The goal of this optimization guide is to learn about the combination of methods that the Sandstorm development team uses to optimize its levels.
The Sandstorm editor comes with all official maps containing their respective development sublevels, which can also be viewed for additional reference.
You’ll want to limit draw calls around the map as much as possible, as they’re heavy on the CPU. It's important to keep the communication between CPU to GPU to a minimum. Every new material that contains a unique set of textures is an expensive draw call. The CPU constantly has to tell the GPU what the specifications are of the new material that needs to be rendered. We can reduce the communication between the CPU to GPU by using less unique materials. Say we have a building with a brick material, plaster material, concrete and wood. All those materials are unique, if we want to create variations of those materials, different color bricks, plasters etc. If these materials all use their own unique textures a simple building can become very expensive for the engine to render and will cost a lot of memory. In this guide we describe several ways to reduce draw calls.
Color Masked Materials
Materials that have a color mask can be duplicated multiple times. Each duplicate can then have different values for its color mask and this allows us to make color variations of the same material.

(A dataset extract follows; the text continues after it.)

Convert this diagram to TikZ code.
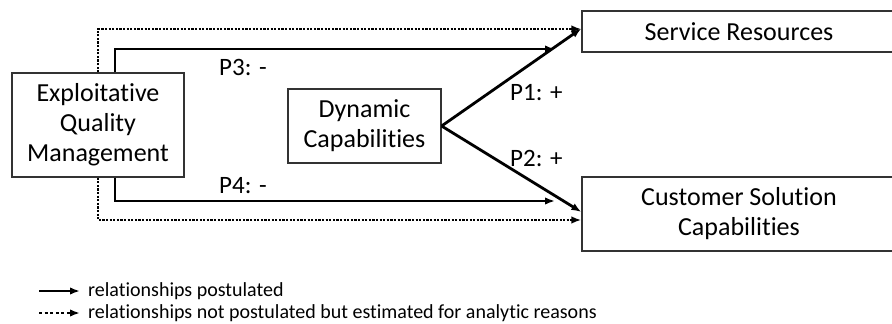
\documentclass[tikz,border=0pt]{standalone}
\usepackage{fontspec}
\setmainfont{Carlito}[Ligatures = NoCommon]
\usetikzlibrary{arrows.meta}

\begin{document}
\begin{tikzpicture}[x=1pt, y=-1pt]

  \tikzstyle{construct}=[draw = black!80, line width = 1.2pt, align = center, inner sep = 0pt, font = \fontsize{26}{30}\selectfont]
  \tikzstyle{plabel}=[anchor = west, inner sep = 0pt, font = \fontsize{25}{30}\selectfont]
  \tikzstyle{legend}=[anchor = west, inner sep = 0pt, font = \fontsize{20}{24}\selectfont]
  \tikzstyle{connect}=[-{Latex[length = 10pt, width = 7.5pt]}, line width = 2.8pt]
  \tikzstyle{estimated}=[connect, line width = 2.6pt, dash pattern = on 2.2pt off 1.4pt]

  \useasboundingbox (0,0) rectangle (892,324);

  \node[construct, minimum width = 172, minimum height = 104] (eqm) at (98,125) {Exploitative\\Quality\\Management};
  \node[construct, minimum width = 153, minimum height = 74] (dc) at (364.5,126) {Dynamic\\Capabilities};
  \node[construct, minimum width = 314, minimum height = 41] (sr) at (739,31.5) {Service Resources};
  \node[construct, minimum width = 314, minimum height = 74] (csc) at (739,214) {Customer Solution\\Capabilities};

  \coordinate (p3end) at (555,49);
  \coordinate (p4end) at (555,201);

  \path (dc.east) edge [connect] ([yshift = 3pt]sr.west)
        (dc.east) edge [connect] ([yshift = 2pt]csc.west);
  \draw[connect] ([xshift = 17pt]eqm.north) |- (p3end);
  \draw[connect] ([xshift = 17pt]eqm.south) |- (p4end);
  \draw[estimated] (eqm.north) |- ([yshift = 2.5pt]sr.west);
  \draw[estimated] (eqm.south) |- ([yshift = -6pt]csc.west);

  \node[plabel] (p3) at (219,67) {P3: -};
  \node[plabel] (p4) at (219,186) {P4: -};
  \node[plabel] (p1) at (510,93) {P1: +};
  \node[plabel] (p2) at (510,158) {P2: +};

  % legend
  \node[legend] (postulated) at (88,291) {relationships postulated};
  \node[legend] (notpostulated) at (88,313) {relationships not postulated but estimated for analytic reasons};
  \coordinate (leg1) at (39,291);
  \coordinate (leg2) at (39,313);
  \draw[connect, line width = 2.2pt] (leg1) -- ([xshift = -8pt]postulated.west);
  \draw[estimated, line width = 2.4pt, dash pattern = on 3pt off 2.6pt] (leg2) -- ([xshift = -8pt]notpostulated.west);

\end{tikzpicture}
\end{document}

While these color masks create additional draw calls, they are essentially very cheap draw calls because these materials reuse the same textures, only the color changes.
color variations of the same material using a color mask
The editor comes with plenty of color masked materials, many of which can be found when typing “masked” in the Content Browser’s search bar.
Modular kits using the same texture atlas
The modding tools come with several themed modular kits that each use only a single material, often with additional color variations (using color masks) available.
Below you can see a few examples of this, both show only a selection of the available meshes in each kit.
Metal Shack Kit:
Prop sets Materials
There are also a big number of (themed) prop sets available, each created in such a way they work great together and share the same material. Below you can see a few examples.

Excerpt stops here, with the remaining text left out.